I don't think the discourse is about just this one guy, it's about an entire class of people for whom swiping around a smartphone is a bewildering experience they managed to live their whole life so far without. If you're not adept at it, it makes you feel stupid, maybe you haven't had that experience but there's more to being a luddite than stubbornness.

If I can get along with the rest of my life on a flip phone, it seems pretty unreasonable to buy a device just to buy sports tickets.

pc86 2 hours ago | parent [-]

> If I can get along with the rest of my life on a flip phone, it seems pretty unreasonable to buy a device just to buy sports tickets.

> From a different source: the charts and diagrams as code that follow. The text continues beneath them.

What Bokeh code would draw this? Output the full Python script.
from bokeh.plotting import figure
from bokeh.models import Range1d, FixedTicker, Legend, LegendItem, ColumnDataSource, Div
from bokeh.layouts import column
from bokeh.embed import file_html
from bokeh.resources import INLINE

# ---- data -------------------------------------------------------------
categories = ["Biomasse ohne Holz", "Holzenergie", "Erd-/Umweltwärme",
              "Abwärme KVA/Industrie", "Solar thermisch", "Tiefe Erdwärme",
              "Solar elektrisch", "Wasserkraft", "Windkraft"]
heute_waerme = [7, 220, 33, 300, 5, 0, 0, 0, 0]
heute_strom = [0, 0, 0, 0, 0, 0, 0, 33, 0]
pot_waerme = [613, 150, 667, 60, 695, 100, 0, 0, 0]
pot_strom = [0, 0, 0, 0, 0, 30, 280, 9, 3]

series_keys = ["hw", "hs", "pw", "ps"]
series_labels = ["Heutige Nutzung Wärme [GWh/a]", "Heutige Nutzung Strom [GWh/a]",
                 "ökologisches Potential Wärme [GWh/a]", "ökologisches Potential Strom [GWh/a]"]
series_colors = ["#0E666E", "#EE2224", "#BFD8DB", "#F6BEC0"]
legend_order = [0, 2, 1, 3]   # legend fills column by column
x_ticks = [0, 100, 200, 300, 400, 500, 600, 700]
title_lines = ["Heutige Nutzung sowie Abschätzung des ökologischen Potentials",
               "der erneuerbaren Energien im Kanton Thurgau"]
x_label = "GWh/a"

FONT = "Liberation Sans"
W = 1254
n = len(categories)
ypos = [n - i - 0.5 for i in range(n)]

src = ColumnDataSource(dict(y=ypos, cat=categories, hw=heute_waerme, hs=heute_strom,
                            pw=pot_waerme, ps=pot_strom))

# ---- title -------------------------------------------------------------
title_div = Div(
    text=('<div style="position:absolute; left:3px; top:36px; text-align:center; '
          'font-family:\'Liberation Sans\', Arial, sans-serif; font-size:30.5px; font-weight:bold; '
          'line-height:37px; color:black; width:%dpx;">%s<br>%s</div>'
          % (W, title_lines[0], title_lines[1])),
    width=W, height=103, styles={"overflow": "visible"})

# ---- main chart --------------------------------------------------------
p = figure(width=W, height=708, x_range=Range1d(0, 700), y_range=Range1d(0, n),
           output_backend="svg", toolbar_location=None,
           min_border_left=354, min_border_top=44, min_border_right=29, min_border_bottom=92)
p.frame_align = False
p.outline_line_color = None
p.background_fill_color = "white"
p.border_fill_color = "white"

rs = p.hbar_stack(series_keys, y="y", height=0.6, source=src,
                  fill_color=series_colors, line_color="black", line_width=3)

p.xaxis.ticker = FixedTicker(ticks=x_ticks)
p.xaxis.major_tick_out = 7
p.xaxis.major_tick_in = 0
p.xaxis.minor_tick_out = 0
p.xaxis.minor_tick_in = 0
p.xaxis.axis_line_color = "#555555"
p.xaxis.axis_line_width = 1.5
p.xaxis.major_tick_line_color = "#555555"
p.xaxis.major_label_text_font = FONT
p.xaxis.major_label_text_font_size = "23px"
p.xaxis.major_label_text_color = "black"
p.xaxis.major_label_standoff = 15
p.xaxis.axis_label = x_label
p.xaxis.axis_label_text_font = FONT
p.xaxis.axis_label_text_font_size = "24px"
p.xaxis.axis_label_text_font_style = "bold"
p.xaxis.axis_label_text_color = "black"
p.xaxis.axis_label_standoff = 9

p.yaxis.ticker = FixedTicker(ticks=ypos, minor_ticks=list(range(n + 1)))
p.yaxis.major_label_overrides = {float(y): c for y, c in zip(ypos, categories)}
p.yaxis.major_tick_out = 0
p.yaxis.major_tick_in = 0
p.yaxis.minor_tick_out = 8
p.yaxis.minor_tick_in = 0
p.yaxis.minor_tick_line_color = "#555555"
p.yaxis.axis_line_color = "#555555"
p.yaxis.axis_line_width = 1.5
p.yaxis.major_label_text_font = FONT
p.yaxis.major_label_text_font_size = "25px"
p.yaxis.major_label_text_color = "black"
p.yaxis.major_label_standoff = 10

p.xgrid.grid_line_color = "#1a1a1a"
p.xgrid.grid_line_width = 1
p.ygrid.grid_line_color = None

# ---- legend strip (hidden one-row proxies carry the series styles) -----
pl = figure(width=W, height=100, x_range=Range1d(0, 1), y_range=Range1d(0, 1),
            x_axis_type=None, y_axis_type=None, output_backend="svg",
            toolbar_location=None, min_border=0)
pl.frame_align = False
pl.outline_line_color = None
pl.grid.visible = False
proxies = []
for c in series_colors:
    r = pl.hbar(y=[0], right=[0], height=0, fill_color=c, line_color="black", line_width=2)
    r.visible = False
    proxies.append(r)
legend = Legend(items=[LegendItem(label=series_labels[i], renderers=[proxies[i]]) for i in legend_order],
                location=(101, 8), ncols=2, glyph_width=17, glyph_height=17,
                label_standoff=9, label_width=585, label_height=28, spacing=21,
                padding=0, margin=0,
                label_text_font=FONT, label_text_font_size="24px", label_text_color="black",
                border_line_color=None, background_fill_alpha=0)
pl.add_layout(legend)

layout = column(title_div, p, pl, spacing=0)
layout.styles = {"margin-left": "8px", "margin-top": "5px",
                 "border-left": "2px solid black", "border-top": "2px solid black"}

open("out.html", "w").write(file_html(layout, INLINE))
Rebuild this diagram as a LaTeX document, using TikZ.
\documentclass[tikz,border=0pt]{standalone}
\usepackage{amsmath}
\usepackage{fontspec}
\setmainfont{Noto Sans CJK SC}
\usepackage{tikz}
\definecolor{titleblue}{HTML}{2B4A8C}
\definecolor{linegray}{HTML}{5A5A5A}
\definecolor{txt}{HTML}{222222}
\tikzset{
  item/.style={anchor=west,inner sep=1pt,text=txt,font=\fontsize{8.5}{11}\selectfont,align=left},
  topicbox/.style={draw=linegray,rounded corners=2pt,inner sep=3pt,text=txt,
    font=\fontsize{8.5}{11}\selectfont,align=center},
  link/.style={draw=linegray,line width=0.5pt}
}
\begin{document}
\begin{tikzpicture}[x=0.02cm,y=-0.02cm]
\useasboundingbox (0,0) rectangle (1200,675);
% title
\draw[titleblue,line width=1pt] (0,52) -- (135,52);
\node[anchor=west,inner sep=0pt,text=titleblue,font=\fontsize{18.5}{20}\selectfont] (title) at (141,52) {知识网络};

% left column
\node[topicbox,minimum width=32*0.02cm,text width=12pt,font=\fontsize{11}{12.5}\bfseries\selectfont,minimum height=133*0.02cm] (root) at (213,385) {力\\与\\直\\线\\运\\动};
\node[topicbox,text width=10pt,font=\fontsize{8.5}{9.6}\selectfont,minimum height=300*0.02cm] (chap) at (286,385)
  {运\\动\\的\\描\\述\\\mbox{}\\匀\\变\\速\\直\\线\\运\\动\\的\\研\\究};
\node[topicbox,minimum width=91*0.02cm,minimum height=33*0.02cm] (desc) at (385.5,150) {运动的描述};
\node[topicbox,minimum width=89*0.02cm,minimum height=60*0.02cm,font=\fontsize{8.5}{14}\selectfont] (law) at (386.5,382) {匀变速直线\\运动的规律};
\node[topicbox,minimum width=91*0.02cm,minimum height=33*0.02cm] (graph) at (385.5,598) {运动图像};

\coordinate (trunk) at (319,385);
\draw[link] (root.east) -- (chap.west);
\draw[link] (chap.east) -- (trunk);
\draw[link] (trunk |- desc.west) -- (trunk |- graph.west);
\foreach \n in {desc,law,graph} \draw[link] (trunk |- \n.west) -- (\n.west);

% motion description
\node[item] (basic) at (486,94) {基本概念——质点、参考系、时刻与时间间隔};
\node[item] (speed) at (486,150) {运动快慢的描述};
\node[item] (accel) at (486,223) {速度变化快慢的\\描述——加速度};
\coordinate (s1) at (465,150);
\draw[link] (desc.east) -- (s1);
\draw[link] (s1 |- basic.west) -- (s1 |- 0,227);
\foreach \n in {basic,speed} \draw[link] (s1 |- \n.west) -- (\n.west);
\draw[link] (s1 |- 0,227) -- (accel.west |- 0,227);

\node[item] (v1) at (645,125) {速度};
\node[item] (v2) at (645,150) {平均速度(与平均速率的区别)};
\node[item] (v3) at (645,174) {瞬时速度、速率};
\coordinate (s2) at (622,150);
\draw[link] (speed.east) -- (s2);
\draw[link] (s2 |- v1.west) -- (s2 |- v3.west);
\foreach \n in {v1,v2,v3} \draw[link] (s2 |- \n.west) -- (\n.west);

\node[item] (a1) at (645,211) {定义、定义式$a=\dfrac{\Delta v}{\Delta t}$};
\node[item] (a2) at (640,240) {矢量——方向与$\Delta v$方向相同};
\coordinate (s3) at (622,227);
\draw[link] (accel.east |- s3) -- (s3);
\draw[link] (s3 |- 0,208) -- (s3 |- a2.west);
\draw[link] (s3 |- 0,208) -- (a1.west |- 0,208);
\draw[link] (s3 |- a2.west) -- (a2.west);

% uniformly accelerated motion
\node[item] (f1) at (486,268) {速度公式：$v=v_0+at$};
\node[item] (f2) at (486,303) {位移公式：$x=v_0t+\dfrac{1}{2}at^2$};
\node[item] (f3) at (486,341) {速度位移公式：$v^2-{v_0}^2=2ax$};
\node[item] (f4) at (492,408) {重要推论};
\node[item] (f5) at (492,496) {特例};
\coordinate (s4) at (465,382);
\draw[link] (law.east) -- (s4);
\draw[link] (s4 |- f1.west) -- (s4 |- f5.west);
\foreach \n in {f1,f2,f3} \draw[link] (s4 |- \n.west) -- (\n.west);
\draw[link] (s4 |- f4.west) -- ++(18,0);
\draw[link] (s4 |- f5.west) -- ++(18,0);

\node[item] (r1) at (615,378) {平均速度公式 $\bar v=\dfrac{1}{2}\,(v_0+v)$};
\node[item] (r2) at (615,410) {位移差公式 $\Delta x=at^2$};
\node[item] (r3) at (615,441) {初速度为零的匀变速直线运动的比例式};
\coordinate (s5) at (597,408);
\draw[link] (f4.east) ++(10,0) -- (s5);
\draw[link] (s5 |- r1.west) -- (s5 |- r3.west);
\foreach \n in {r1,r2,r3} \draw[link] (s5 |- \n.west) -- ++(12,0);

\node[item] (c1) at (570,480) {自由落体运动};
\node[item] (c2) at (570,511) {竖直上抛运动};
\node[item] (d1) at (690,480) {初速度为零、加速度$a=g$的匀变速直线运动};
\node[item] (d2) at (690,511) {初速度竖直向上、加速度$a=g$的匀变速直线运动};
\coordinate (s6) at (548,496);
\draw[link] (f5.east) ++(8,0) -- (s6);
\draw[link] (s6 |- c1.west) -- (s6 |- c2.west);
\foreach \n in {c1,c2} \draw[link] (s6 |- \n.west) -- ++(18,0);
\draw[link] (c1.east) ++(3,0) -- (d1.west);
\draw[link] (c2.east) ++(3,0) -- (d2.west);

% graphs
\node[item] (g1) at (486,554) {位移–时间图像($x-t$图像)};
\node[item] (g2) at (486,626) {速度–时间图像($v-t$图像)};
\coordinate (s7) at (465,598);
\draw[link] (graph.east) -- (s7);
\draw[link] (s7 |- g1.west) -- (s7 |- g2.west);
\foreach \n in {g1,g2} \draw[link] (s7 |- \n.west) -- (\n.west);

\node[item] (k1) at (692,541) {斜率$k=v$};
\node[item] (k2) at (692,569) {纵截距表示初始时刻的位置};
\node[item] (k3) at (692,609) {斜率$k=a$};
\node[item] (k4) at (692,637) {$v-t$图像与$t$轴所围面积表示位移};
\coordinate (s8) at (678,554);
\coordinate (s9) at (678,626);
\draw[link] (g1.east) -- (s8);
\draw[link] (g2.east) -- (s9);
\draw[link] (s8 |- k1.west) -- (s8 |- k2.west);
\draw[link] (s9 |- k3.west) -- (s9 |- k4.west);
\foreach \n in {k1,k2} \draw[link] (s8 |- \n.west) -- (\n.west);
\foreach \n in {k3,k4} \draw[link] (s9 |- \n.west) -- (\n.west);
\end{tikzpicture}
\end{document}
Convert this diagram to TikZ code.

I would agree. It also seems unreasonable to expect the organization to make an exception to a completely legitimate anti-scalping measure for one person.

Ucalegon 4 hours ago | parent | prev | next [-]

Do you know how many old people get scammed per year in the United States because they are using technology that they are trained on, but assume that they have to use the technology in order to function each year with minimal practical gain relative to the costs? Its around 12.5 billion dollars in 2024, up from 10 billion in 2023 [1]. Why is introducing someone to that risk worth it to watch a baseball game?

Asserting that individual 'get smart' doesn't actually solve for the actual harms and if it were just simple, we would not be seeing the upward trends in fraud that we are seeing within the elderly.

[1] https://www.aarp.org/money/scams-fraud/older-adults-ftc-frau...

edit: fixed the years

woobar 2 hours ago | parent [-]

The numbers you mention are total fraud losses. Most of fraud has nothing to do with phones, it is fraudulent money transfers and card charges.

Ucalegon 3 minutes ago | parent [-]

Where is the initial point of engagement when it comes to most scams targeting the elderly? It is via phones, email, and messaging services.

trollbridge 3 hours ago | parent | prev [-]

80 year old people do not have the same neuroplasticity as 20 year olds. It is not reasonable to expect them to quickly learn new things that are constantly changing.

In particular, it's very reasonable to be 80 and decide "I don't want to deal with learning how to use a smartphone and getting one".

pc86 2 hours ago | parent [-]

> It is not reasonable to expect them to quickly learn new things that are constantly changing.

Of course it is. Maybe if we didn't normalize people refusing to learn things for no other reason than "I don't wanna" they'd have better neuroplasticity.

> it's very reasonable to be 80 and decide "I don't want to deal with learning how to use a smartphone and getting one".

I agree with you 100% on this but it doesn't logically follow from that that you get to make the Will Call clerk for the Dodgers print your ticket for every game even though you've been told for multiple years that season tickets are going paperless as an anti-scalping measure.